Recently, a number of storytelling apps have relied on location to serve additional content, much in the same way that Foursquare or Google Maps do. The Silent History is a dystopian science-fiction story about children who do not speak. The iPad app contains the whole story, but by visiting certain geo-tagged locations, users can access additional content.

silent-history-story

For a novel about children all over the US, inviting readers to physically go to where the story’s kids are makes perfect sense. The additional contextual interaction makes the story more layered and thought-provoking, in a way that a simple app would not be.
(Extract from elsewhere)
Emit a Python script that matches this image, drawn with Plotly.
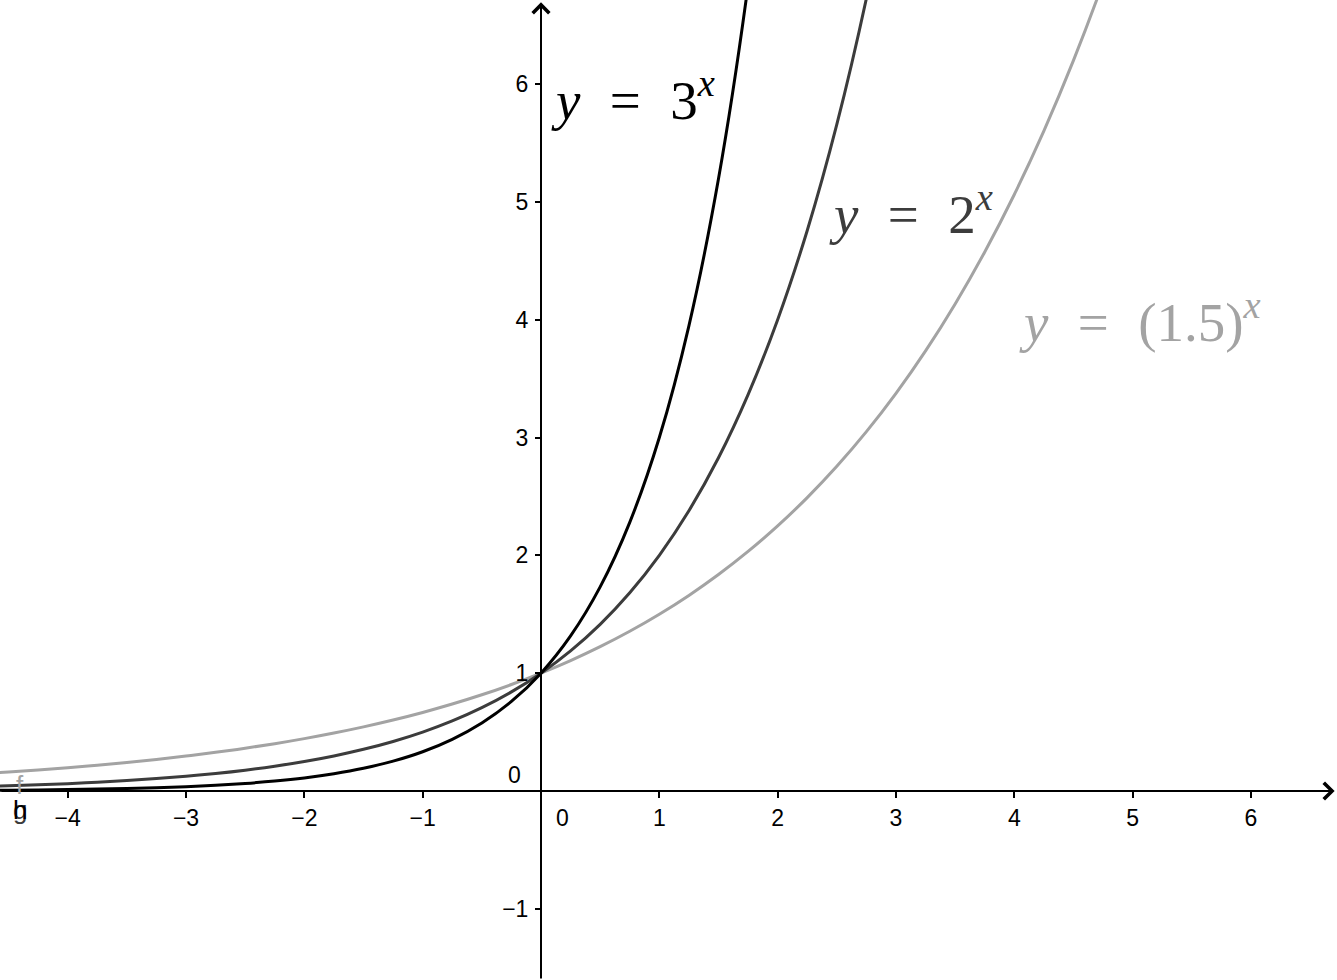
import plotly.graph_objects as go

# sample points
x_pts = [-4.75, -4.5, -4.25, -4.0, -3.75, -3.5, -3.25, -3.0, -2.75, -2.5, -2.25, -2.0,
         -1.75, -1.5, -1.25, -1.0, -0.75, -0.5, -0.25, 0.0, 0.25, 0.5, 0.75, 1.0,
         1.25, 1.5, 1.75, 2.0, 2.25, 2.5, 2.75, 3.0, 3.25, 3.5, 3.75, 4.0, 4.25,
         4.5, 4.75, 5.0]

y_3x = [0.0054, 0.0071, 0.0094, 0.0123, 0.0163, 0.0214, 0.0281, 0.0370, 0.0487, 0.0642,
        0.0844, 0.1111, 0.1462, 0.1925, 0.2533, 0.3333, 0.4387, 0.5774, 0.7598, 1.0,
        1.316, 1.732, 2.280, 3.0, 3.948, 5.196, 6.839, 9.0]
y_2x = [0.0372, 0.0442, 0.0526, 0.0625, 0.0743, 0.0884, 0.1051, 0.125, 0.1487, 0.1768,
        0.2102, 0.25, 0.2973, 0.3536, 0.4204, 0.5, 0.5946, 0.7071, 0.8409, 1.0,
        1.189, 1.414, 1.682, 2.0, 2.378, 2.828, 3.364, 4.0, 4.757, 5.657, 6.727, 8.0]
y_15x = [0.1457, 0.1609, 0.1781, 0.1975, 0.2185, 0.2420, 0.2678, 0.2963, 0.3280, 0.3629,
         0.4017, 0.4444, 0.4918, 0.5443, 0.6024, 0.6667, 0.7378, 0.8165, 0.9036, 1.0,
         1.1067, 1.2247, 1.3554, 1.5, 1.66, 1.8371, 2.0331, 2.25, 2.49, 2.7557, 3.0497,
         3.375, 3.7351, 4.1335, 4.5746, 5.0625, 5.6026, 6.2004, 6.8619, 7.5938]

x_ticks = [-4, -3, -2, -1, 1, 2, 3, 4, 5, 6]
y_ticks = [-1, 1, 2, 3, 4, 5, 6]

X_RANGE = [-4.572, 6.727]
Y_RANGE = [-1.604, 6.713]

C3, C2, C15 = "#000000", "#3c3c3c", "#a3a3a3"

fig = go.Figure()
for ys, col in [(y_15x, C15), (y_2x, C2), (y_3x, C3)]:
    fig.add_trace(go.Scatter(x=x_pts[:len(ys)], y=ys, mode="lines",
                             line=dict(color=col, width=3, shape="spline"),
                             hoverinfo="skip", showlegend=False))

ypos = (0 - Y_RANGE[0]) / (Y_RANGE[1] - Y_RANGE[0])
xpos = (0 - X_RANGE[0]) / (X_RANGE[1] - X_RANGE[0])
tickfont = dict(family="Liberation Sans, Arial, sans-serif", size=23, color="#000")

fig.update_layout(
    width=1337, height=980, margin=dict(l=0, r=0, t=0, b=0),
    plot_bgcolor="white", paper_bgcolor="white",
    xaxis=dict(range=X_RANGE, anchor="free", position=ypos, showgrid=False,
               zeroline=False, showline=False, tickvals=x_ticks,
               ticktext=["\u2212%d" % -v if v < 0 else str(v) for v in x_ticks],
               ticks="outside", ticklen=6, tickwidth=2, tickcolor="#000",
               tickfont=tickfont, ticklabelstandoff=0),
    yaxis=dict(range=Y_RANGE, anchor="free", position=xpos, showgrid=False,
               zeroline=False, showline=False, tickvals=y_ticks,
               ticktext=["\u2212%d" % -v if v < 0 else str(v) for v in y_ticks],
               ticks="outside", ticklen=6, tickwidth=2, tickcolor="#000",
               tickfont=tickfont, ticklabelstandoff=2),
)

# axes with arrowheads
fig.add_annotation(x=X_RANGE[1] - 0.02, y=0, ax=X_RANGE[0], ay=0, xref="x", yref="y",
                   axref="x", ayref="y", showarrow=True, arrowhead=4, arrowsize=1.6,
                   arrowwidth=2, arrowcolor="#000", text="")
fig.add_annotation(x=0, y=Y_RANGE[1] - 0.02, ax=0, ay=Y_RANGE[0], xref="x", yref="y",
                   axref="x", ayref="y", showarrow=True, arrowhead=4, arrowsize=1.6,
                   arrowwidth=2, arrowcolor="#000", text="")

# origin labels
fig.add_annotation(x=0.18, y=-0.23, text="0", showarrow=False, font=tickfont)
fig.add_annotation(x=-0.22, y=0.14, text="0", showarrow=False, font=tickfont)

# curve labels
lab_font = "Liberation Serif, Times New Roman, serif"
sp = "\u2004\u2009"
labels = [
    (0.07, 5.89, "<i>y</i>" + sp + "=" + sp + "3<sup><i>x</i></sup>", C3),
    (2.42, 4.93, "<i>y</i>" + sp + "=" + sp + "2<sup><i>x</i></sup>", C2),
    (4.02, 4.01, "<i>y</i>" + sp + "=" + sp + "(1.5)<sup><i>x</i></sup>", C15),
]
for lx, ly, txt, col in labels:
    fig.add_annotation(x=lx, y=ly, text=txt, showarrow=False, xanchor="left",
                       yanchor="middle", font=dict(family=lab_font, size=55, color=col))

# function name labels at left edge
small = "Liberation Sans, Arial, sans-serif"
fig.add_annotation(x=-4.40, y=0.05, text="f", showarrow=False,
                   font=dict(family=small, size=26, color=C15))
fig.add_annotation(x=-4.40, y=-0.16, text="g", showarrow=False,
                   font=dict(family=small, size=26, color=C2))
fig.add_annotation(x=-4.40, y=-0.16, text="h", showarrow=False,
                   font=dict(family=small, size=26, color=C3))

fig.write_html("out.html", config={"displayModeBar": False},
               post_script="document.body.style.margin='0';")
We use map data every day, to look for restaurants, check the weather, see road conditions and even check for public transit delays. Other contextual interactions make sense when creating digital stories: taking photographs, texting, sharing and saving information, even body motion. Use these, along with your UI and UX skill sets, to devise new storytelling methods.

Questions to Ask

  • Does the device matter? With the rise of responsive design workflows, our content should not be device-dependent. Some things, however, such as camera or GPS functionality, may be integral to a part of your story, and so the device would need to be factored in.
  • Should the interface be designed as a seamless part of the narrative? As people who work on the Web, we really have a strength here. If we choose to make the interface part of the story, then we can rely on our experience in building websites and content management systems.
  • Will your story “remember” anything? As a child, I folded over the top corner of the page when I had to put a book down. It was a simple way to keep my place. With a narrative split across multiple devices, it might be necessary to design an interaction that flags where you’ve gotten to and then returns you there when you visit again. That all depends on the content, but the question does need to be asked. Everyone hates losing their place on the Internet and having to navigate back, so perhaps we should enable a memory in our stories as well.

Conclusion

We have conceptualized different uses of multiple screens to tell stories. All of us, from every corner of the globe, have intensely rich cultures filled with stories and fables. Using them to create interactive narratives is another way to explore the power of the Web, to wow people and to record our cultural history.

I would love to see what you come up with, or hear about other examples of clever digital storytelling.